BRIEF
Can you write out all the lines word for word, with no pictures?

───── DATA

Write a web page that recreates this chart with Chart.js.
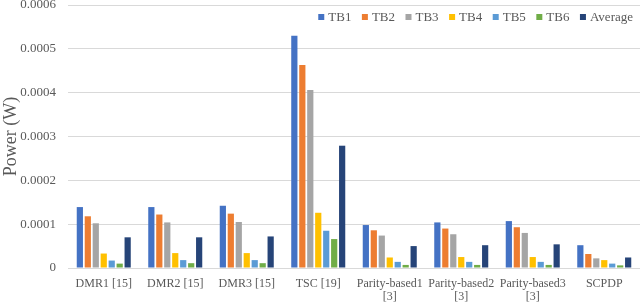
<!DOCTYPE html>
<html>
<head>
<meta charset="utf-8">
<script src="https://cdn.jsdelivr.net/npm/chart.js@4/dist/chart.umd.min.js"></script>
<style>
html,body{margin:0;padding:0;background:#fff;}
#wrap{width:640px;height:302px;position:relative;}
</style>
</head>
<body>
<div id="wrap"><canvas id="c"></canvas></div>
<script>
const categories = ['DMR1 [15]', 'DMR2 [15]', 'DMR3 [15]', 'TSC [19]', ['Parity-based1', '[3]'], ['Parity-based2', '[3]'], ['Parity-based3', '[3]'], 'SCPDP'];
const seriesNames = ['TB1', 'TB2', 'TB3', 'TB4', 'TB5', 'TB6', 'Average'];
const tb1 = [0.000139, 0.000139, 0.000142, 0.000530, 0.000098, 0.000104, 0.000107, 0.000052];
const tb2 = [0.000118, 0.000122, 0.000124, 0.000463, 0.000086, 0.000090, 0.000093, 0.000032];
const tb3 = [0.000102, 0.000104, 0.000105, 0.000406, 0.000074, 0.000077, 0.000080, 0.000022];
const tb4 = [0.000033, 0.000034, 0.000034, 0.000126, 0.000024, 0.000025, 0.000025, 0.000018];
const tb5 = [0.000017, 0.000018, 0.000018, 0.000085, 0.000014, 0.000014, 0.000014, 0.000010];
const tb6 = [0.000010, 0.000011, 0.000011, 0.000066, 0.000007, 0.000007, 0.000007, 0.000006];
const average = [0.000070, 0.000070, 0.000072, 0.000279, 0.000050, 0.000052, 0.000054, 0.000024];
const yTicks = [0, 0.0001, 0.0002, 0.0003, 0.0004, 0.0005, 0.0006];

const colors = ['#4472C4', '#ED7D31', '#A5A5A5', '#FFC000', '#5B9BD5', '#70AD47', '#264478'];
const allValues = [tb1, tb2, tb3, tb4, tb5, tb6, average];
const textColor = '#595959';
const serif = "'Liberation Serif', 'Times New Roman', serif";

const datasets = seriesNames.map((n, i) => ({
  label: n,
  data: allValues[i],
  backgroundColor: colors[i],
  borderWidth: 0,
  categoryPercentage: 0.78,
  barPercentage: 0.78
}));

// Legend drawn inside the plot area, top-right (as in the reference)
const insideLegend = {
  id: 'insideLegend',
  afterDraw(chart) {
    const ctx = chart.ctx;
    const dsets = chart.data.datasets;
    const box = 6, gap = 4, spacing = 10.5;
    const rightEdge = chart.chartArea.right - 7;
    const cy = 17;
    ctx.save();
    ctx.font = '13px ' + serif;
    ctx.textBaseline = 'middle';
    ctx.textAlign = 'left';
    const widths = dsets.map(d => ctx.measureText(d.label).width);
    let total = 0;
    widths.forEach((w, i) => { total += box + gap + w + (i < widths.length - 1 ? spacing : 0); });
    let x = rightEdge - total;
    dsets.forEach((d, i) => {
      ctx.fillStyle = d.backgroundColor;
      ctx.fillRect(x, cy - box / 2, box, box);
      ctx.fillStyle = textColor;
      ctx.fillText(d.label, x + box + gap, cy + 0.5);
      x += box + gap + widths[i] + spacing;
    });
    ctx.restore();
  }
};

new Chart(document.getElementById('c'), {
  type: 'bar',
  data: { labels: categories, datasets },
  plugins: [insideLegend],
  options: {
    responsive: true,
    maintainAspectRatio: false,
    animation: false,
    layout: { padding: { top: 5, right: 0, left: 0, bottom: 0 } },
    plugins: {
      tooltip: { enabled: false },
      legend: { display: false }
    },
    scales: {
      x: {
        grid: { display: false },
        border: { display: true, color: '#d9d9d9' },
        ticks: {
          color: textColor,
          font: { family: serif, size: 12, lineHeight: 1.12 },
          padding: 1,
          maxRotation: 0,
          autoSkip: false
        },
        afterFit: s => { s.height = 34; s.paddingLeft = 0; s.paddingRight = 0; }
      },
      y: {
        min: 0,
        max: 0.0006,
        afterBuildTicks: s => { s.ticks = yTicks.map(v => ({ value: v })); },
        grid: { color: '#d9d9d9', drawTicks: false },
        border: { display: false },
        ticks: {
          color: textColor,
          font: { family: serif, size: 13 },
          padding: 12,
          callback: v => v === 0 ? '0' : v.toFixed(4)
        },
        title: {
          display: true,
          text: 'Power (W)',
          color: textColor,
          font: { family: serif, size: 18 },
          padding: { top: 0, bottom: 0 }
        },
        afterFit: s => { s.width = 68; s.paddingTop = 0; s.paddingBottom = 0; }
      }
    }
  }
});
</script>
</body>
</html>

──────────

OUTPUT
Write a web page that recreates this chart with Chart.js.
<!DOCTYPE html>
<html>
<head>
<meta charset="utf-8">
<script src="https://cdn.jsdelivr.net/npm/chart.js@4/dist/chart.umd.min.js"></script>
<style>
html,body{margin:0;padding:0;background:#fff;}
#wrap{width:640px;height:302px;position:relative;}
</style>
</head>
<body>
<div id="wrap"><canvas id="c"></canvas></div>
<script>
const categories = ['DMR1 [15]', 'DMR2 [15]', 'DMR3 [15]', 'TSC [19]', ['Parity-based1', '[3]'], ['Parity-based2', '[3]'], ['Parity-based3', '[3]'], 'SCPDP'];
const seriesNames = ['TB1', 'TB2', 'TB3', 'TB4', 'TB5', 'TB6', 'Average'];
const tb1 = [0.000139, 0.000139, 0.000142, 0.000530, 0.000098, 0.000104, 0.000107, 0.000052];
const tb2 = [0.000118, 0.000122, 0.000124, 0.000463, 0.000086, 0.000090, 0.000093, 0.000032];
const tb3 = [0.000102, 0.000104, 0.000105, 0.000406, 0.000074, 0.000077, 0.000080, 0.000022];
const tb4 = [0.000033, 0.000034, 0.000034, 0.000126, 0.000024, 0.000025, 0.000025, 0.000018];
const tb5 = [0.000017, 0.000018, 0.000018, 0.000085, 0.000014, 0.000014, 0.000014, 0.000010];
const tb6 = [0.000010, 0.000011, 0.000011, 0.000066, 0.000007, 0.000007, 0.000007, 0.000006];
const average = [0.000070, 0.000070, 0.000072, 0.000279, 0.000050, 0.000052, 0.000054, 0.000024];
const yTicks = [0, 0.0001, 0.0002, 0.0003, 0.0004, 0.0005, 0.0006];

const colors = ['#4472C4', '#ED7D31', '#A5A5A5', '#FFC000', '#5B9BD5', '#70AD47', '#264478'];
const allValues = [tb1, tb2, tb3, tb4, tb5, tb6, average];
const textColor = '#595959';
const serif = "'Liberation Serif', 'Times New Roman', serif";

const datasets = seriesNames.map((n, i) => ({
  label: n,
  data: allValues[i],
  backgroundColor: colors[i],
  borderWidth: 0,
  categoryPercentage: 0.78,
  barPercentage: 0.78
}));

// Legend drawn inside the plot area, top-right (as in the reference)
const insideLegend = {
  id: 'insideLegend',
  afterDraw(chart) {
    const ctx = chart.ctx;
    const dsets = chart.data.datasets;
    const box = 6, gap = 4, spacing = 10.5;
    const rightEdge = chart.chartArea.right - 7;
    const cy = 17;
    ctx.save();
    ctx.font = '13px ' + serif;
    ctx.textBaseline = 'middle';
    ctx.textAlign = 'left';
    const widths = dsets.map(d => ctx.measureText(d.label).width);
    let total = 0;
    widths.forEach((w, i) => { total += box + gap + w + (i < widths.length - 1 ? spacing : 0); });
    let x = rightEdge - total;
    dsets.forEach((d, i) => {
      ctx.fillStyle = d.backgroundColor;
      ctx.fillRect(x, cy - box / 2, box, box);
      ctx.fillStyle = textColor;
      ctx.fillText(d.label, x + box + gap, cy + 0.5);
      x += box + gap + widths[i] + spacing;
    });
    ctx.restore();
  }
};

new Chart(document.getElementById('c'), {
  type: 'bar',
  data: { labels: categories, datasets },
  plugins: [insideLegend],
  options: {
    responsive: true,
    maintainAspectRatio: false,
    animation: false,
    layout: { padding: { top: 5, right: 0, left: 0, bottom: 0 } },
    plugins: {
      tooltip: { enabled: false },
      legend: { display: false }
    },
    scales: {
      x: {
        grid: { display: false },
        border: { display: true, color: '#d9d9d9' },
        ticks: {
          color: textColor,
          font: { family: serif, size: 12, lineHeight: 1.12 },
          padding: 1,
          maxRotation: 0,
          autoSkip: false
        },
        afterFit: s => { s.height = 34; s.paddingLeft = 0; s.paddingRight = 0; }
      },
      y: {
        min: 0,
        max: 0.0006,
        afterBuildTicks: s => { s.ticks = yTicks.map(v => ({ value: v })); },
        grid: { color: '#d9d9d9', drawTicks: false },
        border: { display: false },
        ticks: {
          color: textColor,
          font: { family: serif, size: 13 },
          padding: 12,
          callback: v => v === 0 ? '0' : v.toFixed(4)
        },
        title: {
          display: true,
          text: 'Power (W)',
          color: textColor,
          font: { family: serif, size: 18 },
          padding: { top: 0, bottom: 0 }
        },
        afterFit: s => { s.width = 68; s.paddingTop = 0; s.paddingBottom = 0; }
      }
    }
  }
});
</script>
</body>
</html>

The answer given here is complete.